--- Exercise brief ---
Restate each of the lines below word for word and drop every picture.

--- Supplied data ---
☆ ☆ ☆ ☆ ☆ ☆ ☆

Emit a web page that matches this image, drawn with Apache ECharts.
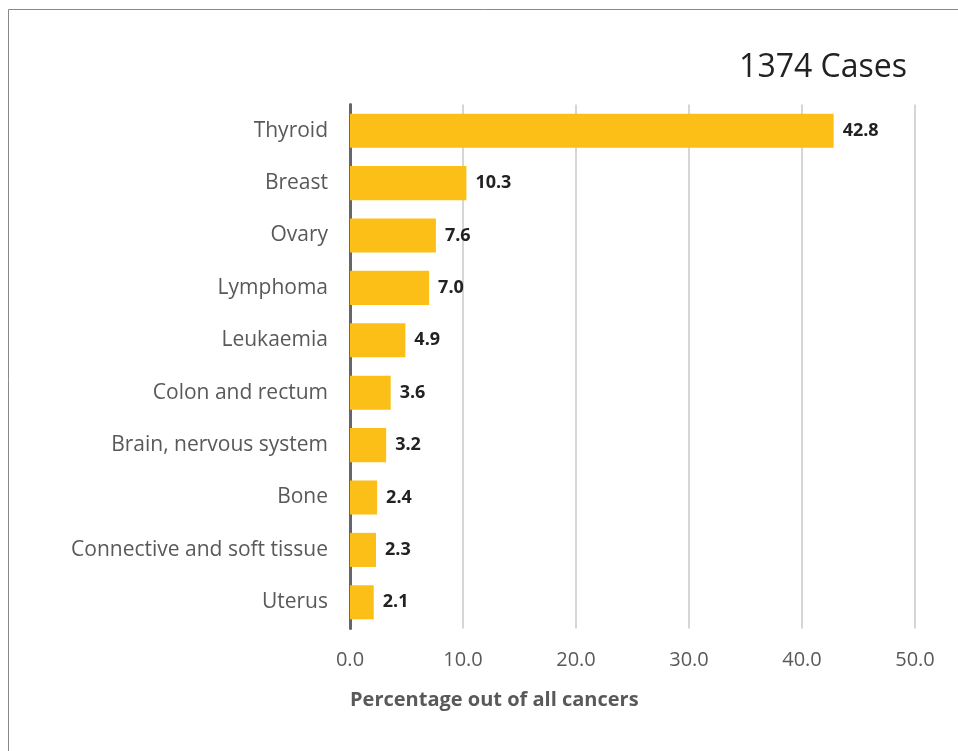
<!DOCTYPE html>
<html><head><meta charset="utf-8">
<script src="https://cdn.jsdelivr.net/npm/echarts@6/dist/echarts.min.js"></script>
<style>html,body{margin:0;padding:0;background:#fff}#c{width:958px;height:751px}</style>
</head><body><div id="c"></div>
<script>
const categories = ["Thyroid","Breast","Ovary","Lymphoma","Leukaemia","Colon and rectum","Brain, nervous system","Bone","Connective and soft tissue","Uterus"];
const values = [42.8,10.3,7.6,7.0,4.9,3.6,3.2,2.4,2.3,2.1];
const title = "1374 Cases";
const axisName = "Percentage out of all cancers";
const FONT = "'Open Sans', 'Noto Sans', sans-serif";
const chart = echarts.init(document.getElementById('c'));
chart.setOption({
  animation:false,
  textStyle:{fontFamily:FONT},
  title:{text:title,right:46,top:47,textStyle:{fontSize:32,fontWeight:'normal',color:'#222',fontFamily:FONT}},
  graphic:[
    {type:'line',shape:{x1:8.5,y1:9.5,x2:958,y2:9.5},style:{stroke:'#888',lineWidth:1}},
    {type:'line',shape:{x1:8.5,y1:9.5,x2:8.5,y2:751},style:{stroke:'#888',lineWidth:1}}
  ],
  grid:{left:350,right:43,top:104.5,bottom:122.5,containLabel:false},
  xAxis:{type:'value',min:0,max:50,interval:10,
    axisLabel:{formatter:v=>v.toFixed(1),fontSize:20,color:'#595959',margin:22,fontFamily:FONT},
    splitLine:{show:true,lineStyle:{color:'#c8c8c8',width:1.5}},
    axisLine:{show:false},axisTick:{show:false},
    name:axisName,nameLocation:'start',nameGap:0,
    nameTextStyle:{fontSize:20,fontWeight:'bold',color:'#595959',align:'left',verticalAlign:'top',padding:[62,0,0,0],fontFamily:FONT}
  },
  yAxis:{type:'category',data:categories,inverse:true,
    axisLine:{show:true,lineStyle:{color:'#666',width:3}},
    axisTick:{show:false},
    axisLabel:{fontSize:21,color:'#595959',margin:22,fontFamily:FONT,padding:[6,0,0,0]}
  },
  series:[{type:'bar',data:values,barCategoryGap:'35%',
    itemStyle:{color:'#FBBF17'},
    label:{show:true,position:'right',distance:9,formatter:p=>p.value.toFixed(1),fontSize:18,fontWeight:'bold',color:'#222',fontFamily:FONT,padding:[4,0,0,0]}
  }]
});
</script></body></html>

☆ ☆ ☆ ☆ ☆ ☆ ☆

--- Output of the exercise ---
Emit a web page that matches this image, drawn with Apache ECharts.
<!DOCTYPE html>
<html><head><meta charset="utf-8">
<script src="https://cdn.jsdelivr.net/npm/echarts@6/dist/echarts.min.js"></script>
<style>html,body{margin:0;padding:0;background:#fff}#c{width:958px;height:751px}</style>
</head><body><div id="c"></div>
<script>
const categories = ["Thyroid","Breast","Ovary","Lymphoma","Leukaemia","Colon and rectum","Brain, nervous system","Bone","Connective and soft tissue","Uterus"];
const values = [42.8,10.3,7.6,7.0,4.9,3.6,3.2,2.4,2.3,2.1];
const title = "1374 Cases";
const axisName = "Percentage out of all cancers";
const FONT = "'Open Sans', 'Noto Sans', sans-serif";
const chart = echarts.init(document.getElementById('c'));
chart.setOption({
  animation:false,
  textStyle:{fontFamily:FONT},
  title:{text:title,right:46,top:47,textStyle:{fontSize:32,fontWeight:'normal',color:'#222',fontFamily:FONT}},
  graphic:[
    {type:'line',shape:{x1:8.5,y1:9.5,x2:958,y2:9.5},style:{stroke:'#888',lineWidth:1}},
    {type:'line',shape:{x1:8.5,y1:9.5,x2:8.5,y2:751},style:{stroke:'#888',lineWidth:1}}
  ],
  grid:{left:350,right:43,top:104.5,bottom:122.5,containLabel:false},
  xAxis:{type:'value',min:0,max:50,interval:10,
    axisLabel:{formatter:v=>v.toFixed(1),fontSize:20,color:'#595959',margin:22,fontFamily:FONT},
    splitLine:{show:true,lineStyle:{color:'#c8c8c8',width:1.5}},
    axisLine:{show:false},axisTick:{show:false},
    name:axisName,nameLocation:'start',nameGap:0,
    nameTextStyle:{fontSize:20,fontWeight:'bold',color:'#595959',align:'left',verticalAlign:'top',padding:[62,0,0,0],fontFamily:FONT}
  },
  yAxis:{type:'category',data:categories,inverse:true,
    axisLine:{show:true,lineStyle:{color:'#666',width:3}},
    axisTick:{show:false},
    axisLabel:{fontSize:21,color:'#595959',margin:22,fontFamily:FONT,padding:[6,0,0,0]}
  },
  series:[{type:'bar',data:values,barCategoryGap:'35%',
    itemStyle:{color:'#FBBF17'},
    label:{show:true,position:'right',distance:9,formatter:p=>p.value.toFixed(1),fontSize:18,fontWeight:'bold',color:'#222',fontFamily:FONT,padding:[4,0,0,0]}
  }]
});
</script></body></html>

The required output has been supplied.